A Business in Texas? Not bad.

Cutting of the opening ribbon in large companies is primarily done by the Chief Executive Officer, the head of the company. It is a sign that the company is open and is ready for business. Before large industries become tall buildings, it first started as a small business with just a rented office space.

Improving your business needs a good planning, preparation, and insight. In Texas, small businesses continue to thrive due to a variety of factors, including excellent geographic location, highly-skilled workforce, low tax burden, reasonable cost of living, predictable regulatory environment, and legacy of being wide open for business.

Note that new business owners should not hesitate to seek the guidance of a professional tax consultant, accountant, and attorney to help verify that all legal requirements are met before operating a business.

Why not start a business in Texas?

  1. Business Structure and Name

Decide on a structure of your business. Once you settle on a legal structure, you will need to properly record the business name with the state and county. In the State of Texas, there are several legal options for setting up your business structure.
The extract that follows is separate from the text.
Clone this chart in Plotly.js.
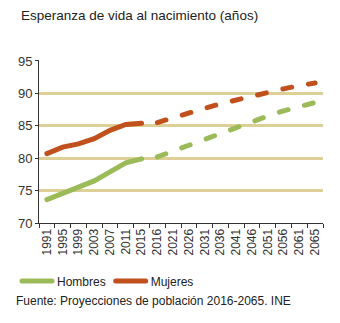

Given the legal implications when choosing your business structure, new business owners should always seek the guidance of a professional tax consultant, accountant, and/or attorney to verify all legal requirements are met before choosing a business structure.

Legal Business Structures in the State of Texas

  • Sole Proprietorship
  • General Partnership
  • Limited Partnership
  • Registered Limited Liability Partnership
  • Limited Liability Company
  • Corporation

Decide on the type of business structure right for your situation. Sole proprietor and general partnerships may seem like easy choices, however, consider one of the corporate models, such as a limited liability company, LLC, which separates your personal assets, such as your house, from your business. This is important if the business defaults on debt or issued.
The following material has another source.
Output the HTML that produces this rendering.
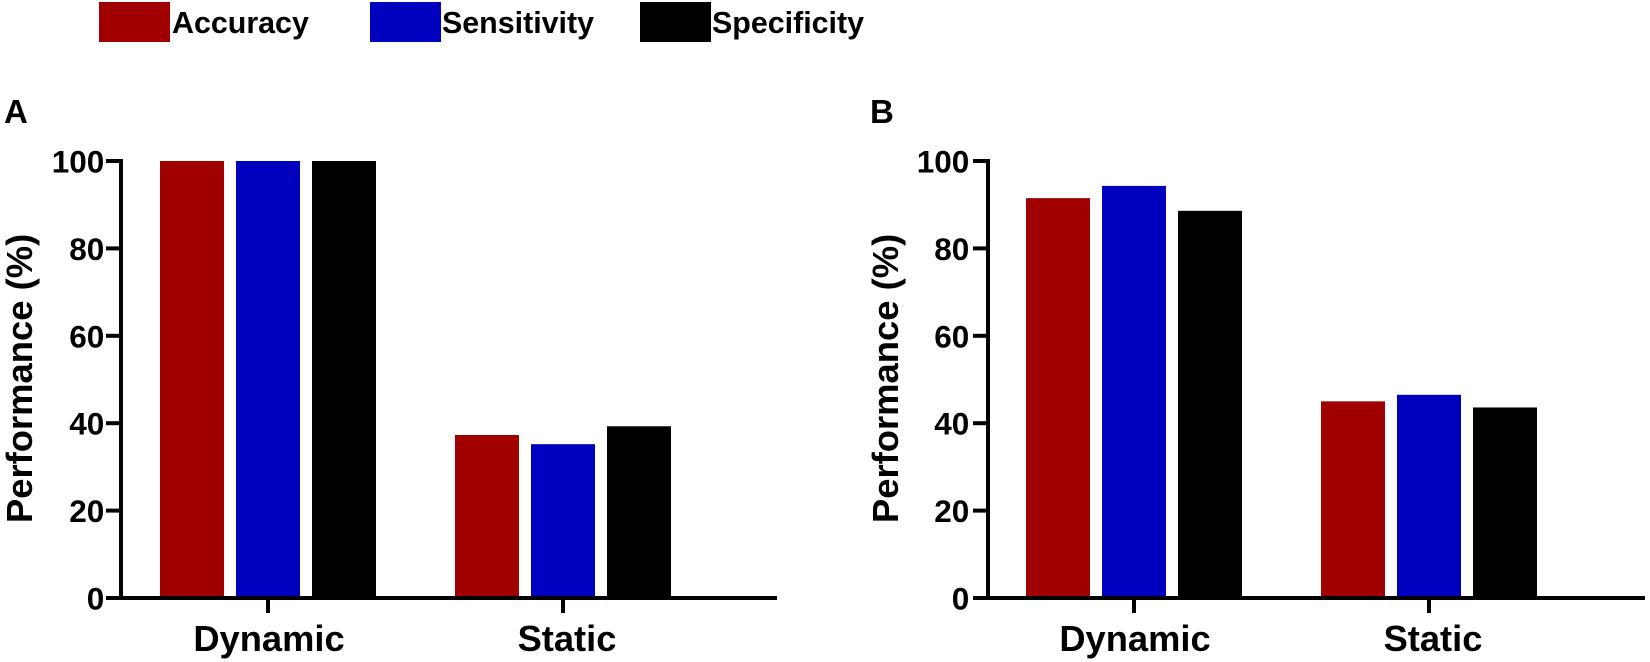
<!DOCTYPE html>
<html>
<head>
<meta charset="utf-8">
<title>Performance chart</title>
<style>
html,body{margin:0;padding:0;background:#fff;width:1650px;height:662px;overflow:hidden}
svg{display:block}
text{font-family:"Liberation Sans",sans-serif;font-weight:bold;fill:#000}
</style>
</head>
<body>
<svg id="chart" width="1650" height="662" viewBox="0 0 1650 662" xmlns="http://www.w3.org/2000/svg">
  <g>
    <g>
      <rect x="99" y="2" width="71" height="40" fill="#a00000"/>
      <text x="172" y="33" font-size="30.4">Accuracy</text>
    </g>
    <g>
      <rect x="370" y="2" width="71" height="40" fill="#0000bf"/>
      <text x="442" y="33" font-size="30.4">Sensitivity</text>
    </g>
    <g>
      <rect x="640" y="2" width="71" height="40" fill="#000"/>
      <text x="712" y="33" font-size="30.4">Specificity</text>
    </g>
  </g>
  <text x="4" y="123" font-size="33">A</text>
  <text x="870" y="123" font-size="33">B</text>
  <text transform="translate(32,523) rotate(-90)" font-size="36.4">Performance (%)</text>
  <text transform="translate(898,523) rotate(-90)" font-size="36.4">Performance (%)</text>
  <g id="panel-a"></g>
  <g id="panel-b"></g>
</svg>
<script>
const categories = ["Dynamic", "Static"];
const seriesNames = ["accuracy", "sensitivity", "specificity"];
const yTickValues = [0, 20, 40, 60, 80, 100];

const panelAAccuracy = [100, 37.3];
const panelASensitivity = [100, 35.2];
const panelASpecificity = [100, 39.3];

const panelBAccuracy = [91.5, 45];
const panelBSensitivity = [94.3, 46.5];
const panelBSpecificity = [88.6, 43.6];

const seriesColors = ["#a00000", "#0000bf", "#000000"];
const NS = "http://www.w3.org/2000/svg";

function yScale(v) {
  return 598 - v * 4.37;
}

function drawPanel(root, axisX, axisEnd, groupCenters, seriesValues, suffix, labelRight) {
  const barW = 64;
  const step = 76;
  function xScale(groupIndex, seriesIndex) {
    return groupCenters[groupIndex] + (seriesIndex - 1) * step - barW / 2;
  }

  seriesValues.forEach(function (values, s) {
    values.forEach(function (v, g) {
      const r = document.createElementNS(NS, "rect");
      r.setAttribute("x", xScale(g, s));
      r.setAttribute("y", yScale(v));
      r.setAttribute("width", barW);
      r.setAttribute("height", yScale(0) - yScale(v));
      r.setAttribute("fill", seriesColors[s]);
      
      
      root.appendChild(r);
    });
  });

  const yAxis = document.createElementNS(NS, "rect");
  yAxis.setAttribute("x", axisX - 2);
  yAxis.setAttribute("y", yScale(100) - 2);
  yAxis.setAttribute("width", 4);
  yAxis.setAttribute("height", yScale(0) - yScale(100) + 4);
  
  
  root.appendChild(yAxis);

  const xAxis = document.createElementNS(NS, "rect");
  xAxis.setAttribute("x", axisX - 15);
  xAxis.setAttribute("y", yScale(0) - 2);
  xAxis.setAttribute("width", axisEnd - axisX + 15);
  xAxis.setAttribute("height", 4);
  
  
  root.appendChild(xAxis);

  yTickValues.forEach(function (t) {
    const tick = document.createElementNS(NS, "rect");
    tick.setAttribute("x", axisX - 15);
    tick.setAttribute("y", yScale(t) - 2);
    tick.setAttribute("width", 15);
    tick.setAttribute("height", 4);
    
    
    root.appendChild(tick);

    const label = document.createElementNS(NS, "text");
    label.setAttribute("x", labelRight);
    label.setAttribute("y", yScale(t) + 11.5);
    label.setAttribute("text-anchor", "end");
    label.setAttribute("font-size", "31.5");
    label.textContent = String(t);
    
    
    root.appendChild(label);
  });

  categories.forEach(function (c, g) {
    const tick = document.createElementNS(NS, "rect");
    tick.setAttribute("x", groupCenters[g] - 2);
    tick.setAttribute("y", yScale(0));
    tick.setAttribute("width", 4);
    tick.setAttribute("height", 15);
    
    
    root.appendChild(tick);

    const label = document.createElementNS(NS, "text");
    label.setAttribute("x", groupCenters[g] + (g === 1 ? 4 : 1));
    label.setAttribute("y", 651);
    label.setAttribute("text-anchor", "middle");
    label.setAttribute("font-size", "36.3");
    label.textContent = c;
    
    
    root.appendChild(label);
  });
}

drawPanel(document.getElementById("panel-a"), 121, 777, [268, 563],
  [panelAAccuracy, panelASensitivity, panelASpecificity], "a", 104.3);
drawPanel(document.getElementById("panel-b"), 988, 1645, [1134, 1429],
  [panelBAccuracy, panelBSensitivity, panelBSpecificity], "b", 969.3);
</script>
</body>
</html>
Where you register your business will depend on the business structure you choose. Sole proprietors and general partnerships register in their county; corporations file with the Texas Secretary of State.

A name may not be used by more than one corporation in the state. The Secretary of State will perform a name search to verify that no other corporation, limited partnership, or limited liability company in Texas is using the exact name selected.

  1. Business Tax Responsibilities

Determine the potential tax responsibilities of the new business on the federal, state, and local level. Determine the federal, state, and local tax obligations. It is strongly recommended that a professional tax advisor, accountant, and/or attorney be consulted before starting a business.

  1. Business Licenses and Permits by Business Type

Determine necessary licenses, permits, certifications, registrations, and authorizations for a specific business on the federal, state, and local level. The State of Texas does not require a general “business” license. However, there are a number of regulatory agencies that have licensing and permitting requirements based on the type of service, or products associated with your business.

  1. Business Employer Requirements

There are various laws relating to employment of personnel. The final step in starting a business is determining the federal and state employer requirements. As an employer, you have labor, safety, and tax obligations.